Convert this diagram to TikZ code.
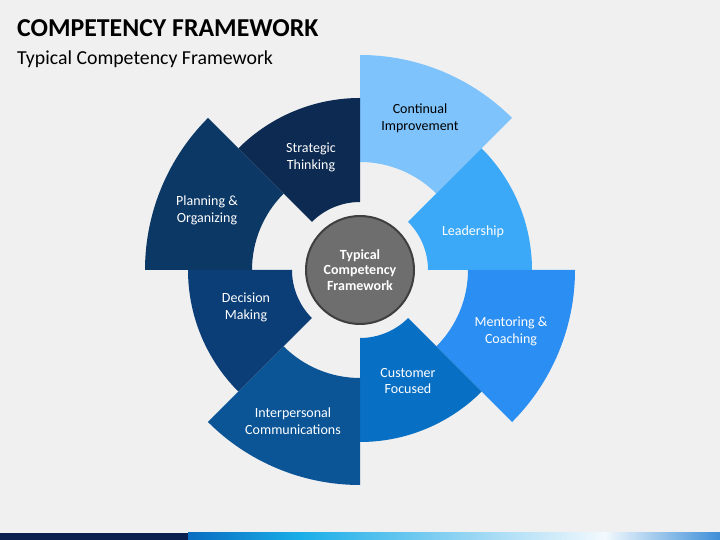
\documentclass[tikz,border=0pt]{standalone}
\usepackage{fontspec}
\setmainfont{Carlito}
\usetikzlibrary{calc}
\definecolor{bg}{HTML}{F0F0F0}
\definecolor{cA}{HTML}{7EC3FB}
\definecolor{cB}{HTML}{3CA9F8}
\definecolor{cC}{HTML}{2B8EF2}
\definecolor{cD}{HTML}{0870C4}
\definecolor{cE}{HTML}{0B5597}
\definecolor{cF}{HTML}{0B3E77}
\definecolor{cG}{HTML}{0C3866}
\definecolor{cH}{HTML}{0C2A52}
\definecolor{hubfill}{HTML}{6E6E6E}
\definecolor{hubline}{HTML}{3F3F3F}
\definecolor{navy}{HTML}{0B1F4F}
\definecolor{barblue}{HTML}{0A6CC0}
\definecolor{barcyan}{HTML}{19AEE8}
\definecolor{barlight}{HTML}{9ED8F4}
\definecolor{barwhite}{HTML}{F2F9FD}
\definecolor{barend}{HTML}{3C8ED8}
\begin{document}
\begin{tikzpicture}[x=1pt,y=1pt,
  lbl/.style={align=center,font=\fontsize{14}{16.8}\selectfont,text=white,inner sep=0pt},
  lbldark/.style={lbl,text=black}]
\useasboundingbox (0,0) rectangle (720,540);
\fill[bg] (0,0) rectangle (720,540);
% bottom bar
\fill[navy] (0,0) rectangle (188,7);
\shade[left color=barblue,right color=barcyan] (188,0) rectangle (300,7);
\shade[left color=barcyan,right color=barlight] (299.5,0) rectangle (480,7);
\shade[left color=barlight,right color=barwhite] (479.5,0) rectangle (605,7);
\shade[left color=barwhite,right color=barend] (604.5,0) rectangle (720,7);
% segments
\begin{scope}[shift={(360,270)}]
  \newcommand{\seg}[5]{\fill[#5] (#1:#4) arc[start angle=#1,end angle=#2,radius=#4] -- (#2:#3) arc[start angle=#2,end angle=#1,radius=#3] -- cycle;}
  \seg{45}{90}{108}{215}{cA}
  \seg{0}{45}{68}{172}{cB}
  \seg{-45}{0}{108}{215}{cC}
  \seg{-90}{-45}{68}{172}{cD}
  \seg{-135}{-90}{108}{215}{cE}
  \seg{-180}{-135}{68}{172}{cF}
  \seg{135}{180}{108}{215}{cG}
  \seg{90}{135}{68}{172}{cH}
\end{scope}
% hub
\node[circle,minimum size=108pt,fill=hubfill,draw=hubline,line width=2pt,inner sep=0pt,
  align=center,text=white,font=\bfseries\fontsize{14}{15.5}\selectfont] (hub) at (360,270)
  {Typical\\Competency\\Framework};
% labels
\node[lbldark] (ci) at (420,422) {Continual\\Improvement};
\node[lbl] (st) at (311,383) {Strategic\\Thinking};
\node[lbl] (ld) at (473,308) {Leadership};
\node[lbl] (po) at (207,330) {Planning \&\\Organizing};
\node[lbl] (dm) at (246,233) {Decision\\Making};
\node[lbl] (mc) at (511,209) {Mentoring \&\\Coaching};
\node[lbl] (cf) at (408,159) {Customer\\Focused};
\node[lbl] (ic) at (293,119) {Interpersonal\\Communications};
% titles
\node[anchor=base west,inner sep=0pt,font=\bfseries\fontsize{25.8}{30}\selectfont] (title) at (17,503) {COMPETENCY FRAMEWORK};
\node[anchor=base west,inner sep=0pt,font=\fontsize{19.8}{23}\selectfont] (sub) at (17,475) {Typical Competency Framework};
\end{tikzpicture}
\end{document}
□ □ □ □ □
**SHORT PROBLEM**
Please set down each line of the data above exactly as written, without the pictures.

**FINAL RESULT**
Convert this diagram to TikZ code.
\documentclass[tikz,border=0pt]{standalone}
\usepackage{fontspec}
\setmainfont{Carlito}
\usetikzlibrary{calc}
\definecolor{bg}{HTML}{F0F0F0}
\definecolor{cA}{HTML}{7EC3FB}
\definecolor{cB}{HTML}{3CA9F8}
\definecolor{cC}{HTML}{2B8EF2}
\definecolor{cD}{HTML}{0870C4}
\definecolor{cE}{HTML}{0B5597}
\definecolor{cF}{HTML}{0B3E77}
\definecolor{cG}{HTML}{0C3866}
\definecolor{cH}{HTML}{0C2A52}
\definecolor{hubfill}{HTML}{6E6E6E}
\definecolor{hubline}{HTML}{3F3F3F}
\definecolor{navy}{HTML}{0B1F4F}
\definecolor{barblue}{HTML}{0A6CC0}
\definecolor{barcyan}{HTML}{19AEE8}
\definecolor{barlight}{HTML}{9ED8F4}
\definecolor{barwhite}{HTML}{F2F9FD}
\definecolor{barend}{HTML}{3C8ED8}
\begin{document}
\begin{tikzpicture}[x=1pt,y=1pt,
  lbl/.style={align=center,font=\fontsize{14}{16.8}\selectfont,text=white,inner sep=0pt},
  lbldark/.style={lbl,text=black}]
\useasboundingbox (0,0) rectangle (720,540);
\fill[bg] (0,0) rectangle (720,540);
% bottom bar
\fill[navy] (0,0) rectangle (188,7);
\shade[left color=barblue,right color=barcyan] (188,0) rectangle (300,7);
\shade[left color=barcyan,right color=barlight] (299.5,0) rectangle (480,7);
\shade[left color=barlight,right color=barwhite] (479.5,0) rectangle (605,7);
\shade[left color=barwhite,right color=barend] (604.5,0) rectangle (720,7);
% segments
\begin{scope}[shift={(360,270)}]
  \newcommand{\seg}[5]{\fill[#5] (#1:#4) arc[start angle=#1,end angle=#2,radius=#4] -- (#2:#3) arc[start angle=#2,end angle=#1,radius=#3] -- cycle;}
  \seg{45}{90}{108}{215}{cA}
  \seg{0}{45}{68}{172}{cB}
  \seg{-45}{0}{108}{215}{cC}
  \seg{-90}{-45}{68}{172}{cD}
  \seg{-135}{-90}{108}{215}{cE}
  \seg{-180}{-135}{68}{172}{cF}
  \seg{135}{180}{108}{215}{cG}
  \seg{90}{135}{68}{172}{cH}
\end{scope}
% hub
\node[circle,minimum size=108pt,fill=hubfill,draw=hubline,line width=2pt,inner sep=0pt,
  align=center,text=white,font=\bfseries\fontsize{14}{15.5}\selectfont] (hub) at (360,270)
  {Typical\\Competency\\Framework};
% labels
\node[lbldark] (ci) at (420,422) {Continual\\Improvement};
\node[lbl] (st) at (311,383) {Strategic\\Thinking};
\node[lbl] (ld) at (473,308) {Leadership};
\node[lbl] (po) at (207,330) {Planning \&\\Organizing};
\node[lbl] (dm) at (246,233) {Decision\\Making};
\node[lbl] (mc) at (511,209) {Mentoring \&\\Coaching};
\node[lbl] (cf) at (408,159) {Customer\\Focused};
\node[lbl] (ic) at (293,119) {Interpersonal\\Communications};
% titles
\node[anchor=base west,inner sep=0pt,font=\bfseries\fontsize{25.8}{30}\selectfont] (title) at (17,503) {COMPETENCY FRAMEWORK};
\node[anchor=base west,inner sep=0pt,font=\fontsize{19.8}{23}\selectfont] (sub) at (17,475) {Typical Competency Framework};
\end{tikzpicture}
\end{document}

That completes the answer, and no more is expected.